== TASK PROMPT ==
Copy out, with no alterations, the lines below running from the one containing "Write the seaborn" to the one containing "import matplotlib.pyplot as plt", inclusive at each end; pictures are omitted.

Entries from a dataset:
····················
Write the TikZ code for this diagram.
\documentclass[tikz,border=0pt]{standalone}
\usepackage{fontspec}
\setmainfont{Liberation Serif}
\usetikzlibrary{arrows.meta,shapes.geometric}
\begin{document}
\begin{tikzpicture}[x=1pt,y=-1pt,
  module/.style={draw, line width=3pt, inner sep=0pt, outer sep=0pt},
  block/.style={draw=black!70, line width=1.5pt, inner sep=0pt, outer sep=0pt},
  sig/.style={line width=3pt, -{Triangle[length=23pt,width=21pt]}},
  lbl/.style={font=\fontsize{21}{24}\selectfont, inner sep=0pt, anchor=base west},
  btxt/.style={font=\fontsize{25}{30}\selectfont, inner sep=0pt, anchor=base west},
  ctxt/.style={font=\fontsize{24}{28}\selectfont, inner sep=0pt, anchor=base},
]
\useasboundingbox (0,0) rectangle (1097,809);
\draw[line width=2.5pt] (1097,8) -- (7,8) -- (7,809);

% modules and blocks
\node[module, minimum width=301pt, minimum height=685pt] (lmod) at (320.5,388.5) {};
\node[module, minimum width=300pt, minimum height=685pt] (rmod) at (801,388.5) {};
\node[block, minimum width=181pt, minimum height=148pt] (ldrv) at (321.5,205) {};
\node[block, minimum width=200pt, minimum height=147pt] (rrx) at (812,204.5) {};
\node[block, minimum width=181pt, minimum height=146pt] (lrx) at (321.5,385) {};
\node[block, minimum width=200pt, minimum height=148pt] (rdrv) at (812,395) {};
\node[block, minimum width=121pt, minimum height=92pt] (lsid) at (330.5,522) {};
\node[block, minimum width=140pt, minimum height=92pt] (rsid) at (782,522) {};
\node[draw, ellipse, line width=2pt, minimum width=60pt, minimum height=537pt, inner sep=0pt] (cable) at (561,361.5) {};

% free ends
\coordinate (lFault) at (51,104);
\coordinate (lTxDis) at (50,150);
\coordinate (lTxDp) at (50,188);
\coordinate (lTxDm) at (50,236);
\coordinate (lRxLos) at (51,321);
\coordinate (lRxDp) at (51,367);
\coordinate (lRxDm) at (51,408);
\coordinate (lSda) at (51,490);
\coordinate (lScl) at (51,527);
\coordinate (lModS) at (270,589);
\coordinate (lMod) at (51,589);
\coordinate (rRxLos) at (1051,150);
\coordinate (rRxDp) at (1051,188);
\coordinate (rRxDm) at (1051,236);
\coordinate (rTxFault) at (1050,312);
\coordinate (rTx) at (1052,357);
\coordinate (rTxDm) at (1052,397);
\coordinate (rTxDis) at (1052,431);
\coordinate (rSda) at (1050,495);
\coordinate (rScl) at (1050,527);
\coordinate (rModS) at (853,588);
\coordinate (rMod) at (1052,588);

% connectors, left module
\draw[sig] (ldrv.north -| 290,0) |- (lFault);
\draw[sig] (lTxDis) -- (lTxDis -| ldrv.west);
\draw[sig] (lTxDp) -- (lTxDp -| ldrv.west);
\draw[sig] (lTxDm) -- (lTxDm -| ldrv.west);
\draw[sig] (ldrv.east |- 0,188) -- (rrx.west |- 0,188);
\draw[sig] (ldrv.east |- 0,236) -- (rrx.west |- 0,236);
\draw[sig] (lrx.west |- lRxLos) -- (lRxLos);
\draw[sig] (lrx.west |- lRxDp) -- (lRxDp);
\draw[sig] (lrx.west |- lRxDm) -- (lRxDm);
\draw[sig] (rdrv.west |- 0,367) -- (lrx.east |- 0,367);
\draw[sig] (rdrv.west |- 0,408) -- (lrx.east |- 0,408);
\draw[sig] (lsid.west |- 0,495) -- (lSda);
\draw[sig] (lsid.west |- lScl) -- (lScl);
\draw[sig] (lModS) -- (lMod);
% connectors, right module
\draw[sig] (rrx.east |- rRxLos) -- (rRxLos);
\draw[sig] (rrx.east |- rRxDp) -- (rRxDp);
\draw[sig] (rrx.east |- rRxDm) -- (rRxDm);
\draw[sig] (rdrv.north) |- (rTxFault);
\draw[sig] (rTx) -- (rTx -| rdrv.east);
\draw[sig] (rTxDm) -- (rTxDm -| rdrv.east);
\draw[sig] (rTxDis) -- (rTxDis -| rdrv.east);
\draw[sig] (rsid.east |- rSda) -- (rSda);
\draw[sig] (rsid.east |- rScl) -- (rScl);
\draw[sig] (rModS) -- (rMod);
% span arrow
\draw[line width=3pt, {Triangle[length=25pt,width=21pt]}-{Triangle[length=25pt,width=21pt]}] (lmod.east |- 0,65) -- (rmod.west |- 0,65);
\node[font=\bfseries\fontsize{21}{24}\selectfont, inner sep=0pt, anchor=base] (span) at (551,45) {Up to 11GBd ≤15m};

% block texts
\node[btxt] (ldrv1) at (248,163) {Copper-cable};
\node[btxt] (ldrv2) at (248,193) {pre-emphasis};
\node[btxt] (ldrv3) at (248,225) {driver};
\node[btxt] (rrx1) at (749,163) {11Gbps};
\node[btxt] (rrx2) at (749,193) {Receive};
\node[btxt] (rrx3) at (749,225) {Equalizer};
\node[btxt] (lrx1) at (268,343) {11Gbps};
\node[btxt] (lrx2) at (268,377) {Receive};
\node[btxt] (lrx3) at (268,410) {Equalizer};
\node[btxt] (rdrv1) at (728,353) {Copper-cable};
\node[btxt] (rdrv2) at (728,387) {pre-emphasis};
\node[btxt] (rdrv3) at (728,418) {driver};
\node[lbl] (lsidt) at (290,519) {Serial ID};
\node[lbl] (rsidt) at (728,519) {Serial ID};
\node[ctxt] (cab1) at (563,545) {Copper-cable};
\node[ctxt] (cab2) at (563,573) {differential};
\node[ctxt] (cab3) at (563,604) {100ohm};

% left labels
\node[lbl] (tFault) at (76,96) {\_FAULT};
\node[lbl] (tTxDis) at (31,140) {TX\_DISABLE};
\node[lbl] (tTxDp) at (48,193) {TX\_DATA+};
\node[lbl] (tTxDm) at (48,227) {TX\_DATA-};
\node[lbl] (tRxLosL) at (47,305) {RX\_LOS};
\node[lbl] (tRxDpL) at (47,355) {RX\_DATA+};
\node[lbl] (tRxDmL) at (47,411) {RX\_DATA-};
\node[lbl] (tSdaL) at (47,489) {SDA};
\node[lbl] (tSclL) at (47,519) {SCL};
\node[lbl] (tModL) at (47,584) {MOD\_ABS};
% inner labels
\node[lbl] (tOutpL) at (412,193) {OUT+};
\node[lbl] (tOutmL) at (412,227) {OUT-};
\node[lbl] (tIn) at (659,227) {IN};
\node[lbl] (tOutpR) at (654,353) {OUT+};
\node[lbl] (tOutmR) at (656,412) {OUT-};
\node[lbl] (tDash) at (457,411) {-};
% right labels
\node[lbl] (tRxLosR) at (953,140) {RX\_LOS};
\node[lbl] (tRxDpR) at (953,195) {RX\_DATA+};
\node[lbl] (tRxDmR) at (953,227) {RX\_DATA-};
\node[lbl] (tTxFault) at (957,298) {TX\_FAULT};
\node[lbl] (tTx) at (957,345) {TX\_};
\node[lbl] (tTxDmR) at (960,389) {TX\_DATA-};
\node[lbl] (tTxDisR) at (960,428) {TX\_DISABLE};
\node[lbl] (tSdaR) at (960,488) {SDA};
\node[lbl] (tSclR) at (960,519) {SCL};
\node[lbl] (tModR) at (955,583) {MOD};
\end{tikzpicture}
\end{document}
····················
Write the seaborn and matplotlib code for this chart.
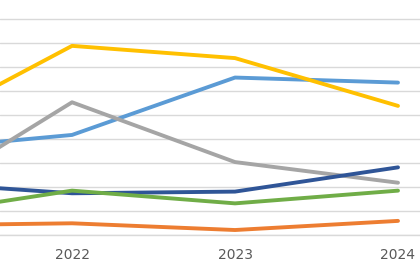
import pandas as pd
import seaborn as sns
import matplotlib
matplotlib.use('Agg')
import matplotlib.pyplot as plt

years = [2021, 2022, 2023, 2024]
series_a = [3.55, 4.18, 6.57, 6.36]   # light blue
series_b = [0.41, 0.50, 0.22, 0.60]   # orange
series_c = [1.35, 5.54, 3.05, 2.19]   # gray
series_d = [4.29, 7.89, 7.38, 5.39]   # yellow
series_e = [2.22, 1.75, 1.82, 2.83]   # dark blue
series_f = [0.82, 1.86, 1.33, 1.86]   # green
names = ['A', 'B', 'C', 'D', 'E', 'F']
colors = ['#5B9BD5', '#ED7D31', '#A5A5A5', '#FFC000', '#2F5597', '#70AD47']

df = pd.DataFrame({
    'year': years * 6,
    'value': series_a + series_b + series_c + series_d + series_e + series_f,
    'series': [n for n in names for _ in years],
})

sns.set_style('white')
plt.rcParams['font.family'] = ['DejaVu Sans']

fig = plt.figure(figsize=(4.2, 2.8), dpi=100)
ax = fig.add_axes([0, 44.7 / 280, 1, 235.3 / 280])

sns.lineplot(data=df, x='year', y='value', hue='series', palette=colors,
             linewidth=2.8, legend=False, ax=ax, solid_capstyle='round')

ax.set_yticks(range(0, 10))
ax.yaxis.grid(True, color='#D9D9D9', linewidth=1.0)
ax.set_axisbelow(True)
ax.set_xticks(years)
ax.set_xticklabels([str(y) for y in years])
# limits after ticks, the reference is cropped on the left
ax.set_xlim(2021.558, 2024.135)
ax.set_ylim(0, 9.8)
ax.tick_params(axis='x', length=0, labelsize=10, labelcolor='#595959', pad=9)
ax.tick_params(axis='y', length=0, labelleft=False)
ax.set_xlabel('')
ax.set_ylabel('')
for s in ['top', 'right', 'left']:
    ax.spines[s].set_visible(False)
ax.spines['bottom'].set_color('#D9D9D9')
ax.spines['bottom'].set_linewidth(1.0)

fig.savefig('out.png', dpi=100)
····················
== ANSWER IN FULL ==
Write the seaborn and matplotlib code for this chart.
import pandas as pd
import seaborn as sns
import matplotlib
matplotlib.use('Agg')
import matplotlib.pyplot as plt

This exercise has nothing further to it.